Structural design optimisation and aerothermoelastic analysis of LAPCAT A2 mach 5 cruise vehicle

Structural design of hypersonic aircraft is highly affected by their non-conventional shapes and dimensions, and especially by the very high temperature loads encountered during flight. Indeed, compared to classical aircraft, the non-conventional configurations may lead to largely different internal structural stresses, and the temperatures would lead to high thermal stresses and a significant reduction in material strength and stiffness, resulting in innovative concepts. Moreover, the reduction in structural rigidity requires a stronger focus on aerothermoelastic deformations in the design and optimisation of the aircraft structure. This imposes the need for a closer coupling of the aerodynamic and structural tools than current practice.
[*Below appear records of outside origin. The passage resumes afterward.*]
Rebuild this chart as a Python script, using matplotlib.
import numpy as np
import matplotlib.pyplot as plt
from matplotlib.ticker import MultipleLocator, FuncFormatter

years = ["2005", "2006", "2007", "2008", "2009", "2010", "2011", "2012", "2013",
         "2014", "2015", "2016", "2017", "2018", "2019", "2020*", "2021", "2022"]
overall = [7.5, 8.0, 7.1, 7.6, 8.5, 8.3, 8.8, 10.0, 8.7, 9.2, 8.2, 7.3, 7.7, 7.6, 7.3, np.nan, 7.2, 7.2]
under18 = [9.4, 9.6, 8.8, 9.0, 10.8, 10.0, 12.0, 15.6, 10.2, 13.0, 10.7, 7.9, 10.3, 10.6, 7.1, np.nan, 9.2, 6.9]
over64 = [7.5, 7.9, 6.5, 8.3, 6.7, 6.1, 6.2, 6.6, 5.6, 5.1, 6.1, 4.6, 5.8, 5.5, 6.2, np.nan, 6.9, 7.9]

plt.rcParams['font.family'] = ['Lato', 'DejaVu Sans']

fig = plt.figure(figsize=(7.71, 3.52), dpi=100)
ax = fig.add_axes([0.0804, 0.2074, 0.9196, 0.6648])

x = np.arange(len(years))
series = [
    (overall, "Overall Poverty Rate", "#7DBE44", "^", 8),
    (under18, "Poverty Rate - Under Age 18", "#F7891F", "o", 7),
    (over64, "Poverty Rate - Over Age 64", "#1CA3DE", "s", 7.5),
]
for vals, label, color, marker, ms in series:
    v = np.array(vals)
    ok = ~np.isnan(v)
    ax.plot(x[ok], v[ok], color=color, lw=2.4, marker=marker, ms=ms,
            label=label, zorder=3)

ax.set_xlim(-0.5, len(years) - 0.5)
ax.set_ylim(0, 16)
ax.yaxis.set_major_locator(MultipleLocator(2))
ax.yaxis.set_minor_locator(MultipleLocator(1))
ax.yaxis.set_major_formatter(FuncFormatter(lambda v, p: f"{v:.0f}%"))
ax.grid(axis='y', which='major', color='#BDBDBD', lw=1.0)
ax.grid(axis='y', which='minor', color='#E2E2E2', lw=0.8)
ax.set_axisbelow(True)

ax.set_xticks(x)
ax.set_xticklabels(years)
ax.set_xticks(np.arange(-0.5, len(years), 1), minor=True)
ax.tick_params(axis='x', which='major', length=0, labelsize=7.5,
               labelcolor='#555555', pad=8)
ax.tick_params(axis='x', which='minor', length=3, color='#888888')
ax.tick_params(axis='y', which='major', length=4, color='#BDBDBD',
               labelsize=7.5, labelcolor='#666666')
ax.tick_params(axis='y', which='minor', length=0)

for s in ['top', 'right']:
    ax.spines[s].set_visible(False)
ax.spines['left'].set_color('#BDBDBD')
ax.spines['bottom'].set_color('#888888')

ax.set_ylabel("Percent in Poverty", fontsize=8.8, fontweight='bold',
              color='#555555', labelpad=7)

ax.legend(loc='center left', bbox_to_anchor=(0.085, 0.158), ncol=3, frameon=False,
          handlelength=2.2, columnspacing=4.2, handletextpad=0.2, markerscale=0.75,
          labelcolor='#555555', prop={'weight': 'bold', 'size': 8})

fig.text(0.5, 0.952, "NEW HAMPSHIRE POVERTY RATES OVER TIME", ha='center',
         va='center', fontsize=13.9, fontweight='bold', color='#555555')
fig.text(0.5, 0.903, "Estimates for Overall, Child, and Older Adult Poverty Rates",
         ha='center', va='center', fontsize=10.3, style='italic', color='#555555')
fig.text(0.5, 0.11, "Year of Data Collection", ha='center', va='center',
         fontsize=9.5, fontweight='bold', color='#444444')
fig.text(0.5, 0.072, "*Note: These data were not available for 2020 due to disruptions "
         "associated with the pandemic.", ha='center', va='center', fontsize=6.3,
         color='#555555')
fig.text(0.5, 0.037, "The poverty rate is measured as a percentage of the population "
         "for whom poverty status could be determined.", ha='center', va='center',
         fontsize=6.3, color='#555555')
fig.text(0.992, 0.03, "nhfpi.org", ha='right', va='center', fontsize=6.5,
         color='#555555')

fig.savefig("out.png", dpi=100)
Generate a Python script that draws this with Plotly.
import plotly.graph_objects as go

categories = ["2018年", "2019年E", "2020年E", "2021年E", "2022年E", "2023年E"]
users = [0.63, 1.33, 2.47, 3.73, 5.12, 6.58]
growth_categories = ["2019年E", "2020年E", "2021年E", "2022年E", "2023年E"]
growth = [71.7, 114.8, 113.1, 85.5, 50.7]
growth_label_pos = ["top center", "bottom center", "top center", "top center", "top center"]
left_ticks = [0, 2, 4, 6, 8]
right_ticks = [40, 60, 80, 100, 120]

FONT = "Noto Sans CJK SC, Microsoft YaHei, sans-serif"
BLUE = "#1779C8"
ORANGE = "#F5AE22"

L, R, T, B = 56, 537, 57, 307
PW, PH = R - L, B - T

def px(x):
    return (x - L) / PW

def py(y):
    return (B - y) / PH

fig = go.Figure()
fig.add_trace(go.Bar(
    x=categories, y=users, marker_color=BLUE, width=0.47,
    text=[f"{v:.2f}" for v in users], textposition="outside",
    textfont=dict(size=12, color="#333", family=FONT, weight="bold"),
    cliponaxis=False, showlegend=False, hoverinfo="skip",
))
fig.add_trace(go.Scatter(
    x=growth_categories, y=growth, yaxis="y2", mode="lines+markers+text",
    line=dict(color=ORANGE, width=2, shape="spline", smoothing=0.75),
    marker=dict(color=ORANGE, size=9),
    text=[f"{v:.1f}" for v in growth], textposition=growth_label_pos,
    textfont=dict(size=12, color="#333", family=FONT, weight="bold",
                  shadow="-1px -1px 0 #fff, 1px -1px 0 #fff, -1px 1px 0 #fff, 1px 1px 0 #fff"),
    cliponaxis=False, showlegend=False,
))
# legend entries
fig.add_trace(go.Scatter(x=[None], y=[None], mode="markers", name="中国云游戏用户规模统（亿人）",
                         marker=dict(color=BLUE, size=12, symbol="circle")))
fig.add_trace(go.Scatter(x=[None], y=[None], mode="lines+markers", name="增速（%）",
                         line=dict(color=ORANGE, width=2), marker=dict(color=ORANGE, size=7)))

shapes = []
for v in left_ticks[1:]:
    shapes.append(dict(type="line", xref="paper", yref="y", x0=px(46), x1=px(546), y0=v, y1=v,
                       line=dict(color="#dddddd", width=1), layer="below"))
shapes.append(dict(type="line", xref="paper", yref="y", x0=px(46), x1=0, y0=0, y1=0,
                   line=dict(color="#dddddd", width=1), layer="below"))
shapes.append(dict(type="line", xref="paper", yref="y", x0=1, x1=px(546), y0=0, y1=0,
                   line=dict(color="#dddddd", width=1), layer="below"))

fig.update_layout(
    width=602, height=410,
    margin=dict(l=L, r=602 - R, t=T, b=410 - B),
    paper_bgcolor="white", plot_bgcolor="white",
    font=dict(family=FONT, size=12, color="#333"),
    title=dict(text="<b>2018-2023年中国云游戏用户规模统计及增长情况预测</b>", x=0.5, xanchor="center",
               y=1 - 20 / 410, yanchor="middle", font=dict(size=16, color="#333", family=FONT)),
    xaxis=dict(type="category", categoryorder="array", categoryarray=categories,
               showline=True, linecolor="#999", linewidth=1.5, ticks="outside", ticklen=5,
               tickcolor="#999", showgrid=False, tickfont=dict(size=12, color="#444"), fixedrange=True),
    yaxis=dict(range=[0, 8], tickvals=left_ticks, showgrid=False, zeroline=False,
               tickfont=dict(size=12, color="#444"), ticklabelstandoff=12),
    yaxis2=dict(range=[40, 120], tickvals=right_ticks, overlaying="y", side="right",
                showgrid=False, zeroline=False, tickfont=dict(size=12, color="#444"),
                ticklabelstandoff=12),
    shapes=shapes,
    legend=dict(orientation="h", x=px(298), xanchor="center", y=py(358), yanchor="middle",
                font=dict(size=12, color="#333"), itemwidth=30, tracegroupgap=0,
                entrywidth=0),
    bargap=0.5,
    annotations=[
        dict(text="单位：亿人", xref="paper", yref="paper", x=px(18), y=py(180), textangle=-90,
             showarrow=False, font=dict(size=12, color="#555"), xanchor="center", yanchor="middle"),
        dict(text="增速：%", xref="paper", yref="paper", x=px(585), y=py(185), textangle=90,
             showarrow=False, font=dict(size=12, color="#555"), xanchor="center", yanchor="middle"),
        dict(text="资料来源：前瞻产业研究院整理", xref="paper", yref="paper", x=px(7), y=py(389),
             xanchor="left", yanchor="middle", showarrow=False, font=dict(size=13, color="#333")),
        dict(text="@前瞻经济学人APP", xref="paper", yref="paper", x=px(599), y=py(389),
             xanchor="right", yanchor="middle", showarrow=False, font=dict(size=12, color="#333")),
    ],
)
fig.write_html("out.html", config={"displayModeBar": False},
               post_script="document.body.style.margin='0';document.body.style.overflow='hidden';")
The current paper presents how the different sizing, analysis, design and optimisation tools are coupled in the design of the structure for the LAPCAT A2 vehicle and gives results of the optimisation of the A2 canard and wing. A wing structure with 6 spars and 6 ribs with cross-grid stiffeners, and a movable canard structure with 3 spars and 7 ribs and an ortho-grid stiffened skin lead to the lightest solutions. Buckling has been identified as the main weight driver for both cases, regardless of the number of ribs and spars used. The design and optimisation of the fuselage (ring frames, longerons and skin) is in progress. The aerothermoelastic module has also been implemented and applied successfully to the A2 wing, leading to the static aerothermoelastic solution after only 4 iterations.